Les chiffres, manipulés par certains hôpitaux, ont été communiqués à l’association de soins intensifs et de médecine d’urgence DIVI, qui à son tour publiait alors un aperçu de l’occupation des lits à l’échelle du pays entier. Ces aperçus ont enfin été utilisés par le gouvernement comme base de décision pour les mesures de gestion de la pandémie.
Le gouvernement fédéral était apparemment au courant
Par ailleurs, les hôpitaux ne perçoivent pas directement les indemnités. L’argent ruisselle d’abord du gouvernement fédéral aux Bundesländer, puis aux régions. Ce n’est qu’après que les paiements parviennent aux hôpitaux.
D’après la presse allemande, l’Institut Robert Koch (RKI) et le gouvernement fédéral étaient au courant de l’escroquerie. Dès le 11 janvier 2021, l’Institut aurait exprimé des soupçons dans une lettre adressée au ministère fédéral de la Santé que les hôpitaux fournissaient de fausses informations sur l’occupation de leurs départements de soins intensifs. La vue d’ensemble des lits libres n’était donc plus adaptée pour évaluer l’étendue de la pandémie. Pourtant, c’est exactement ce que le gouvernement a continué à faire. Des mesures telles que la «Bundesnotbremse», un ensemble de restrictions entrées en vigueur en avril, étaient basées entre autres sur le fait que les hôpitaux étaient surchargés.

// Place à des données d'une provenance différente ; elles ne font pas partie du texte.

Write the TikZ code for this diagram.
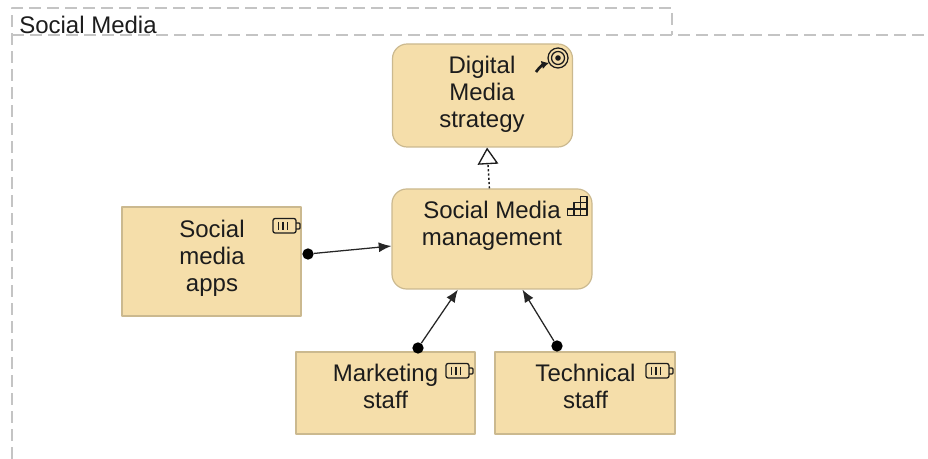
\documentclass[tikz,border=0pt]{standalone}
\usepackage{fontspec}
\setmainfont{Liberation Sans}
\usetikzlibrary{arrows.meta}
\definecolor{elemfill}{HTML}{F5DEAA}
\definecolor{elemedge}{HTML}{CBB98F}
\definecolor{framegray}{HTML}{C4C4C4}
\definecolor{inkdark}{HTML}{1C1C1C}
\tikzset{
  element/.style={draw=elemedge,fill=elemfill,line width=0.9pt,inner sep=0pt},
  roundelement/.style={element,rounded corners=11pt},
  elemtext/.style={inner sep=0pt,align=center,text=inkdark,font=\fontsize{18}{20.25}\selectfont},
  frameline/.style={draw=framegray,line width=0.9pt,dash pattern=on 9pt off 4.5pt},
  dot/.style={circle,fill=black,inner sep=0pt,minimum size=8.5pt},
  serving/.style={-{Latex[length=9.5pt,width=7.5pt]},black!85,line width=0.95pt},
  iconline/.style={draw=inkdark,line width=0.95pt},
  battery/.pic={
    \draw[iconline,rounded corners=1.6pt] (-13,-7.5) rectangle (10,7);
    \draw[iconline,rounded corners=0.8pt] (10,-3) -- (14,-3) -- (14,3) -- (10,3);
    \foreach \x in {-7.5,-3,1.5}
    \draw[iconline] (\x,-4) -- (\x,4);
  }
}
\begin{document}
\begin{tikzpicture}[x=0.75pt,y=-0.75pt,line cap=butt,line join=round]
\useasboundingbox (0,0) rectangle (928,459);
% frame
\draw[frameline] (12,459) -- (12,8) -- (672,8) -- (672,35);
\draw[frameline] (12,35) -- (928,35);
\node[elemtext,anchor=west] (frametitle) at (19,25) {Social Media};
% elements
\node[roundelement,minimum width=135pt,minimum height=77.25pt] (strategy) at (482.5,95.5) {};
\node[roundelement,minimum width=150pt,minimum height=75pt] (management) at (492,239) {};
\node[element,minimum width=134.25pt,minimum height=81.75pt] (apps) at (211.5,261.5) {};
\node[element,minimum width=134.25pt,minimum height=61.5pt] (marketing) at (385.5,393) {};
\node[element,minimum width=135pt,minimum height=61.5pt] (technical) at (585,393) {};
% texts
\node[elemtext] (strategytext) at (482,94.5) {Digital\\Media\\strategy};
\node[elemtext] (managementtext) at (492,225.5) {Social Media\\management};
\node[elemtext] (appstext) at (212,258) {Social\\media\\apps};
\node[elemtext] (marketingtext) at (385.5,386.5) {Marketing\\staff};
\node[elemtext] (technicaltext) at (585.5,386.5) {Technical\\staff};
% icons
\foreach \x/\y in {286/226,459/371,659/371}
\pic at (\x,\y) {battery};
\draw[iconline] (558,58) circle (10);
\draw[iconline] (558,58) circle (6.5);
\fill[inkdark] (558,58) circle (2.8);
\draw[-{Latex[length=5.5pt,width=6.5pt]},inkdark,line width=2pt] (536,72) to[bend left=20] (549,63);
\draw[iconline] (580.5,196.5) -- (587,196.5) -- (587,215.5) -- (567.5,215.5) -- (567.5,209) -- (574,209) -- (574,202.5) -- (580.5,202.5) -- cycle;
\draw[iconline] (567.5,209) -- (587,209) (574,202.5) -- (587,202.5) (574,209) -- (574,215.5) (580.5,202.5) -- (580.5,215.5);
% connectors
\node[dot] (appsdot) at (308,254) {};
\node[dot] (marketingdot) at (418,348) {};
\node[dot] (technicaldot) at (557,346) {};
\draw[serving] (appsdot) -- (management.184.6);
\draw[serving] (marketingdot) -- (management.236.3);
\draw[serving] (technicaldot) -- (management.301.3);
\draw[-{Triangle[open,fill=white,length=12.5pt,width=15.5pt,line width=1pt]},inkdark,line width=1.1pt,dash pattern=on 1.6pt off 1.6pt] (management.93.4) -- (strategy.275.5);
\end{tikzpicture}
\end{document}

Si le gouvernement n’a rien dit, il a néanmoins mis un terme en début d’année au règlement qui liait les paiements compensatoires aux chiffres d’occupation des soins intensifs. Le rapport du Contrôle fédéral des finances cité par le «Bild» indique que Berlin devrait demander aux hôpitaux et aux États de se justifier, si des demandes de compensation ostensiblement exagérées devaient être découvertes.